Every line of the material is to be repeated exactly as it stands.

________________

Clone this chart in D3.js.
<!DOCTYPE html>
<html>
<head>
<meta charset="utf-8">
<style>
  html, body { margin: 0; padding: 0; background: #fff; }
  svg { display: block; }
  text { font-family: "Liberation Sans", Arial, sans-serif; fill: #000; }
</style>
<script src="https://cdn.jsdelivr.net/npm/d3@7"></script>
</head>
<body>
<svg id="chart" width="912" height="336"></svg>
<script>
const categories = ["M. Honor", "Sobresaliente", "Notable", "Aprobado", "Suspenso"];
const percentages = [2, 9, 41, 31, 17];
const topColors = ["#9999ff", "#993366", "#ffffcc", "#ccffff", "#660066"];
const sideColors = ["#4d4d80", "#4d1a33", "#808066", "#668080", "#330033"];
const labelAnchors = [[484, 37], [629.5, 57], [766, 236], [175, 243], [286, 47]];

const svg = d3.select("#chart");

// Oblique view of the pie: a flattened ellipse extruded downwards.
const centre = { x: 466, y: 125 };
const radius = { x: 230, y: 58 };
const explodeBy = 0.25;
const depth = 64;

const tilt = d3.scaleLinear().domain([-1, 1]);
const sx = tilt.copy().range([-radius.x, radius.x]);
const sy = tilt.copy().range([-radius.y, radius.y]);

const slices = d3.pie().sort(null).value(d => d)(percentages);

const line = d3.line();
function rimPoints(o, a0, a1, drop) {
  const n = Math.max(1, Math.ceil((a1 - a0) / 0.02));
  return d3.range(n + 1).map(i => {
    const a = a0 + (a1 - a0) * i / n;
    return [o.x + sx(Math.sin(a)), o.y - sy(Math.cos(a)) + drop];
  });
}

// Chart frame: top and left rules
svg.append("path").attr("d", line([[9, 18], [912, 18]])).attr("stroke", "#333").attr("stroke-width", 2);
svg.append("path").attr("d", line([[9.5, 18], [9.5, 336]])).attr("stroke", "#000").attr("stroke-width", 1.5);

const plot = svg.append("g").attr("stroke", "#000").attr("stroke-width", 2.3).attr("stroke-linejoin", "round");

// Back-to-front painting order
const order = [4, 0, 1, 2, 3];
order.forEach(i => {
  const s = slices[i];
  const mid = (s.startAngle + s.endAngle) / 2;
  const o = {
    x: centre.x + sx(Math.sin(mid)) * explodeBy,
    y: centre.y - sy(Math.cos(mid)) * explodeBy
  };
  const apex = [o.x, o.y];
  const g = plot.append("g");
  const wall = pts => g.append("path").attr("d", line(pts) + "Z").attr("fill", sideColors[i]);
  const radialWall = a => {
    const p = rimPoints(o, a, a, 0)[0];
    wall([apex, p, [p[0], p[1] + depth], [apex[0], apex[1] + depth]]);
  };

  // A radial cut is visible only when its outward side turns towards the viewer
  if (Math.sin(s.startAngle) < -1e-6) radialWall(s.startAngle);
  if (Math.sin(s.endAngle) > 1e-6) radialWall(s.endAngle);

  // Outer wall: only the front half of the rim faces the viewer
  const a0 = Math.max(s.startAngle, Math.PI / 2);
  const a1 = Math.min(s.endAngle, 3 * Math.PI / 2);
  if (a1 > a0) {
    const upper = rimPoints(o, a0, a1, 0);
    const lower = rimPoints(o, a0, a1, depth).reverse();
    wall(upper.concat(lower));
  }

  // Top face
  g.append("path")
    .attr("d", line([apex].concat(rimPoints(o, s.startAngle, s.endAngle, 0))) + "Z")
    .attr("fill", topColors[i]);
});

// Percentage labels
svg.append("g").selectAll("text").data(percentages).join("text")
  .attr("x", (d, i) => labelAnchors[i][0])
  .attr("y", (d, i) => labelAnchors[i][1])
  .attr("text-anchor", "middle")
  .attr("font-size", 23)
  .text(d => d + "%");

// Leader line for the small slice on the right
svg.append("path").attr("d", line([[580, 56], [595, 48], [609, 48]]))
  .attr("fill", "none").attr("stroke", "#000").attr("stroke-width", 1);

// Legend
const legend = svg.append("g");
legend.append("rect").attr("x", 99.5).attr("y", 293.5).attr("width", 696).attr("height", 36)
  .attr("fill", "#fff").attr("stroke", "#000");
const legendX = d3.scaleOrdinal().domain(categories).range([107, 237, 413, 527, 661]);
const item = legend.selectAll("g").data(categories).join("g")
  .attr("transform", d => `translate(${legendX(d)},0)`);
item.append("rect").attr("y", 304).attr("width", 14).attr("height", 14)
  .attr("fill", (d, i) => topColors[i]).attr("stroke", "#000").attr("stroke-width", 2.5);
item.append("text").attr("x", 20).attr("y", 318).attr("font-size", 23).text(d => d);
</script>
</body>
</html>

________________

» TASK ANSWER
Clone this chart in D3.js.
<!DOCTYPE html>
<html>
<head>
<meta charset="utf-8">
<style>
  html, body { margin: 0; padding: 0; background: #fff; }
  svg { display: block; }
  text { font-family: "Liberation Sans", Arial, sans-serif; fill: #000; }
</style>
<script src="https://cdn.jsdelivr.net/npm/d3@7"></script>
</head>
<body>
<svg id="chart" width="912" height="336"></svg>
<script>
const categories = ["M. Honor", "Sobresaliente", "Notable", "Aprobado", "Suspenso"];
const percentages = [2, 9, 41, 31, 17];
const topColors = ["#9999ff", "#993366", "#ffffcc", "#ccffff", "#660066"];
const sideColors = ["#4d4d80", "#4d1a33", "#808066", "#668080", "#330033"];
const labelAnchors = [[484, 37], [629.5, 57], [766, 236], [175, 243], [286, 47]];

const svg = d3.select("#chart");

// Oblique view of the pie: a flattened ellipse extruded downwards.
const centre = { x: 466, y: 125 };
const radius = { x: 230, y: 58 };
const explodeBy = 0.25;
const depth = 64;

const tilt = d3.scaleLinear().domain([-1, 1]);
const sx = tilt.copy().range([-radius.x, radius.x]);
const sy = tilt.copy().range([-radius.y, radius.y]);

const slices = d3.pie().sort(null).value(d => d)(percentages);

const line = d3.line();
function rimPoints(o, a0, a1, drop) {
  const n = Math.max(1, Math.ceil((a1 - a0) / 0.02));
  return d3.range(n + 1).map(i => {
    const a = a0 + (a1 - a0) * i / n;
    return [o.x + sx(Math.sin(a)), o.y - sy(Math.cos(a)) + drop];
  });
}

// Chart frame: top and left rules
svg.append("path").attr("d", line([[9, 18], [912, 18]])).attr("stroke", "#333").attr("stroke-width", 2);
svg.append("path").attr("d", line([[9.5, 18], [9.5, 336]])).attr("stroke", "#000").attr("stroke-width", 1.5);

const plot = svg.append("g").attr("stroke", "#000").attr("stroke-width", 2.3).attr("stroke-linejoin", "round");

// Back-to-front painting order
const order = [4, 0, 1, 2, 3];
order.forEach(i => {
  const s = slices[i];
  const mid = (s.startAngle + s.endAngle) / 2;
  const o = {
    x: centre.x + sx(Math.sin(mid)) * explodeBy,
    y: centre.y - sy(Math.cos(mid)) * explodeBy
  };
  const apex = [o.x, o.y];
  const g = plot.append("g");
  const wall = pts => g.append("path").attr("d", line(pts) + "Z").attr("fill", sideColors[i]);
  const radialWall = a => {
    const p = rimPoints(o, a, a, 0)[0];
    wall([apex, p, [p[0], p[1] + depth], [apex[0], apex[1] + depth]]);
  };

  // A radial cut is visible only when its outward side turns towards the viewer
  if (Math.sin(s.startAngle) < -1e-6) radialWall(s.startAngle);
  if (Math.sin(s.endAngle) > 1e-6) radialWall(s.endAngle);

  // Outer wall: only the front half of the rim faces the viewer
  const a0 = Math.max(s.startAngle, Math.PI / 2);
  const a1 = Math.min(s.endAngle, 3 * Math.PI / 2);
  if (a1 > a0) {
    const upper = rimPoints(o, a0, a1, 0);
    const lower = rimPoints(o, a0, a1, depth).reverse();
    wall(upper.concat(lower));
  }

  // Top face
  g.append("path")
    .attr("d", line([apex].concat(rimPoints(o, s.startAngle, s.endAngle, 0))) + "Z")
    .attr("fill", topColors[i]);
});

// Percentage labels
svg.append("g").selectAll("text").data(percentages).join("text")
  .attr("x", (d, i) => labelAnchors[i][0])
  .attr("y", (d, i) => labelAnchors[i][1])
  .attr("text-anchor", "middle")
  .attr("font-size", 23)
  .text(d => d + "%");

// Leader line for the small slice on the right
svg.append("path").attr("d", line([[580, 56], [595, 48], [609, 48]]))
  .attr("fill", "none").attr("stroke", "#000").attr("stroke-width", 1);

// Legend
const legend = svg.append("g");
legend.append("rect").attr("x", 99.5).attr("y", 293.5).attr("width", 696).attr("height", 36)
  .attr("fill", "#fff").attr("stroke", "#000");
const legendX = d3.scaleOrdinal().domain(categories).range([107, 237, 413, 527, 661]);
const item = legend.selectAll("g").data(categories).join("g")
  .attr("transform", d => `translate(${legendX(d)},0)`);
item.append("rect").attr("y", 304).attr("width", 14).attr("height", 14)
  .attr("fill", (d, i) => topColors[i]).attr("stroke", "#000").attr("stroke-width", 2.5);
item.append("text").attr("x", 20).attr("y", 318).attr("font-size", 23).text(d => d);
</script>
</body>
</html>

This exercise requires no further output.